**Problem requirements**
Leaving out every picture, retype the lines below from the top through the one that contains "(14,289) -- (720,289)".

**Dataset content**
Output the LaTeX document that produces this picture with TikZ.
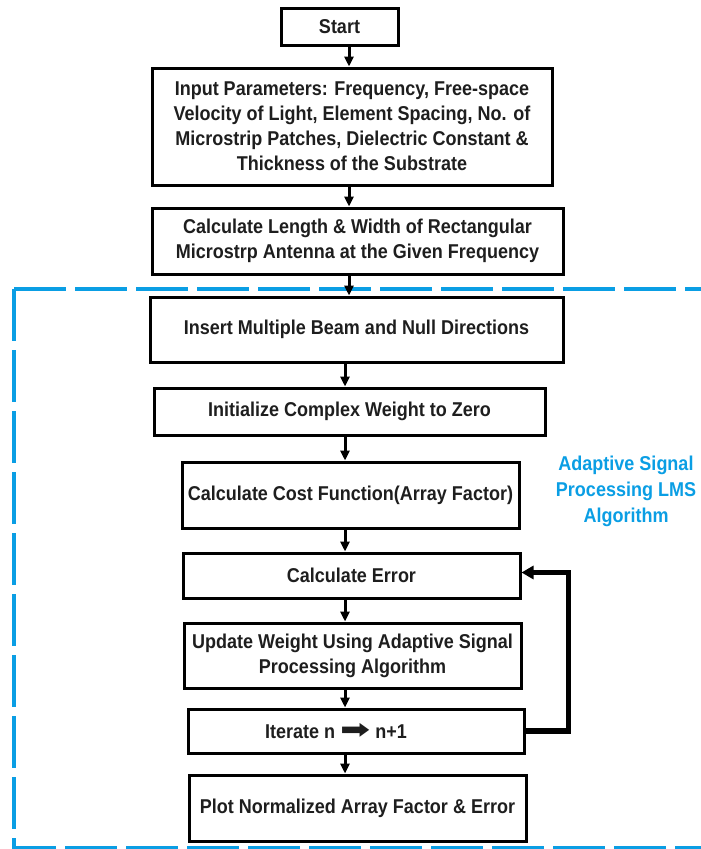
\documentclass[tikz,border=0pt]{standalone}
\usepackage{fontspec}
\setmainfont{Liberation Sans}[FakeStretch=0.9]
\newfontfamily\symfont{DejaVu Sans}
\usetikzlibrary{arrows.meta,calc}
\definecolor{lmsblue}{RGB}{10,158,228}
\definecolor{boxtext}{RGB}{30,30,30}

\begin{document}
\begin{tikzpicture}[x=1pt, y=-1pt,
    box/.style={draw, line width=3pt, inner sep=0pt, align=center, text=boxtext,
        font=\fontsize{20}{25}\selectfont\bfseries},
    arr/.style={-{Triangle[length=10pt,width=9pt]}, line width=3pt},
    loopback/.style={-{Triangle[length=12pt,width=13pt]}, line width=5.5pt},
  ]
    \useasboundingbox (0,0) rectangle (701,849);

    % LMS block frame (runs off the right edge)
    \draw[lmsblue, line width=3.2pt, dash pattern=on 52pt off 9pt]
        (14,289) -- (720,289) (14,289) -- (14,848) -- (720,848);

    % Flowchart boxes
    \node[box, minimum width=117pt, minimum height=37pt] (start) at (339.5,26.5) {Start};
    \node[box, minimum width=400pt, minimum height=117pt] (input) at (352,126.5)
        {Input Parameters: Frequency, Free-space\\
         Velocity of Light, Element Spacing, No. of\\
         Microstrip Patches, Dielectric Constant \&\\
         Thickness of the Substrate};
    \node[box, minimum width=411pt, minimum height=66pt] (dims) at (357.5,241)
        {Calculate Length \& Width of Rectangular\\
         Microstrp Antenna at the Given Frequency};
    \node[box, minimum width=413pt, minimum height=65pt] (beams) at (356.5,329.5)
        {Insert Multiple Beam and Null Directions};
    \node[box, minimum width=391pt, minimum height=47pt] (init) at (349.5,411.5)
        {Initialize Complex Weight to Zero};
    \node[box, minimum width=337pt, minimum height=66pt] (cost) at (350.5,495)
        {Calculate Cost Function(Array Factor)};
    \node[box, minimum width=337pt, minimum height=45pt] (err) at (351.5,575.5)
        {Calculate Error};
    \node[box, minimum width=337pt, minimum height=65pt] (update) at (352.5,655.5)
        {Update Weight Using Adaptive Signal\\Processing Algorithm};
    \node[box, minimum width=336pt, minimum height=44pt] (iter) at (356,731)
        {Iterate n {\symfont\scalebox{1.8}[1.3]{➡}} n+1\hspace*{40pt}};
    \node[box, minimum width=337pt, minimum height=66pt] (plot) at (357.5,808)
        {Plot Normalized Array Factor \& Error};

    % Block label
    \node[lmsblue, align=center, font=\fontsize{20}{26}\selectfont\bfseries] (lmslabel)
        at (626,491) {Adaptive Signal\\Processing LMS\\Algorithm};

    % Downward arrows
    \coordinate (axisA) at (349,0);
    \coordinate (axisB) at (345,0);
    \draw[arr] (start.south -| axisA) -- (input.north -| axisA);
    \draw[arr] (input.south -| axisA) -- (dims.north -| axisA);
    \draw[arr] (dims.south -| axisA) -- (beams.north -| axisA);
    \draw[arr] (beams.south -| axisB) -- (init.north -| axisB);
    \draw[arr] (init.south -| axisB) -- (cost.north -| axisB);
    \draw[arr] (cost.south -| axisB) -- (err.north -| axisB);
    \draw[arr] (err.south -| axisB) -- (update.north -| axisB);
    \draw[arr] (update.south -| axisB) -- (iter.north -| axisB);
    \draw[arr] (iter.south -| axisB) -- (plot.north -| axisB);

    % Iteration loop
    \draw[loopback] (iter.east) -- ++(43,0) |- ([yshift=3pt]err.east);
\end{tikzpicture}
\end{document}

**Completed exercise**
Output the LaTeX document that produces this picture with TikZ.
\documentclass[tikz,border=0pt]{standalone}
\usepackage{fontspec}
\setmainfont{Liberation Sans}[FakeStretch=0.9]
\newfontfamily\symfont{DejaVu Sans}
\usetikzlibrary{arrows.meta,calc}
\definecolor{lmsblue}{RGB}{10,158,228}
\definecolor{boxtext}{RGB}{30,30,30}

\begin{document}
\begin{tikzpicture}[x=1pt, y=-1pt,
    box/.style={draw, line width=3pt, inner sep=0pt, align=center, text=boxtext,
        font=\fontsize{20}{25}\selectfont\bfseries},
    arr/.style={-{Triangle[length=10pt,width=9pt]}, line width=3pt},
    loopback/.style={-{Triangle[length=12pt,width=13pt]}, line width=5.5pt},
  ]
    \useasboundingbox (0,0) rectangle (701,849);

    % LMS block frame (runs off the right edge)
    \draw[lmsblue, line width=3.2pt, dash pattern=on 52pt off 9pt]
        (14,289) -- (720,289) (14,289) -- (14,848) -- (720,848);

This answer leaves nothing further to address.